I need to add a section on available distros as there is now an abundance of them. Kali and Debian have been added.

I’ll also likely move the chat to its own space (maybe a general wiki meta talk page?)

I don’t use windows, but I imagine you’d be able to just run a linux firewall, ufw or iptables???

Setting incoming, outgoing, and forward all to default deny and then allowing what you need should suffice; making sure to allow 22 before you enable the firewall.

Not sure if iptables works in the linux subsystem or not, but it’s immaterial as I need an outgoing firewall on the windows host.

As someone who is extremely lazy, I don’t see the point. I would much rather just have a dedicated box or vm.

I use VMs myself right now, but the advantage of WSL is it’s just part of the OS, you need to run node you run node, nothing to think about.
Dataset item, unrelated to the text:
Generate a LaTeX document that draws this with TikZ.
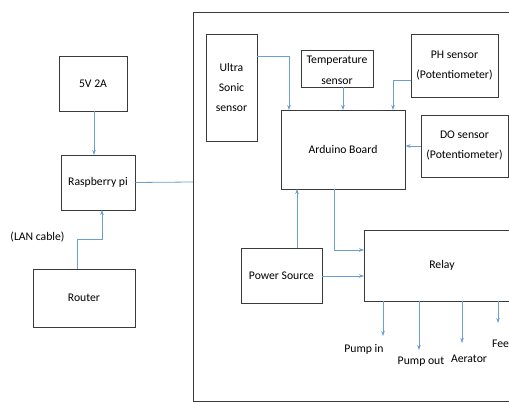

All integrated.

Moved this so it can continue to be disucssed, etc.

I do have to admit that there are challenges with WSL.
However, it does allow me to deal with git, zsh and vim on my desktop.

This in turn removes some of the need for having a VM that needs to be powered up and booted before I can use it while WSL is close to instant load.
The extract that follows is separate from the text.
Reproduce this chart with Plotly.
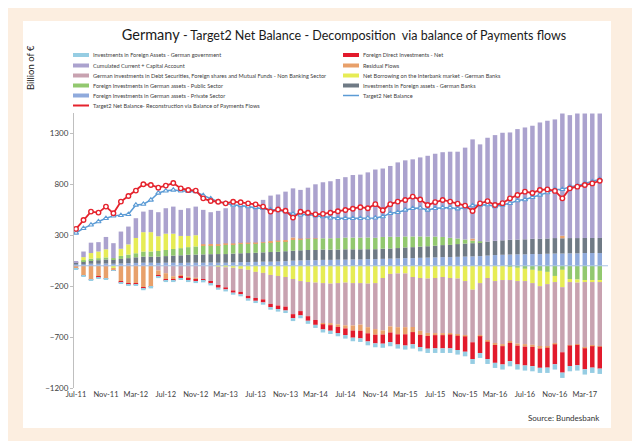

It is by no means a fully fledged environment to master them all, but it fills certain gaps that has been in dire need of filling.

For me it’s not one way or the other, it complements what I need it for and blends right in where it’s needed.

Long story short, it’s the startup time of it that makes it usefull and no need for 3rd party software to get up and running.

If you read up and listen to some of the conversations from the people who made it, this seems to be one of the primary goals. To bring Linux untilities and tools, and certain types of development to windows, not to replace the need for containers and vms.

Downloaded the Debian WSL. Didn’t know such a thing existed. I cloned my website, installed a few things, and picked up right where I left off from my other workstation. Really surprised how well it flows. I know a lot of people thought it was going to be gimmicky, but I’ve yet to run into any issues.

If any of you listen to Coder Radio, the co-host of that show has a slew of custom Linux scripts that he made 0 modifications to and run flawlessly under the WSL. I think there are bright changes in the next couple of years for the Devops world.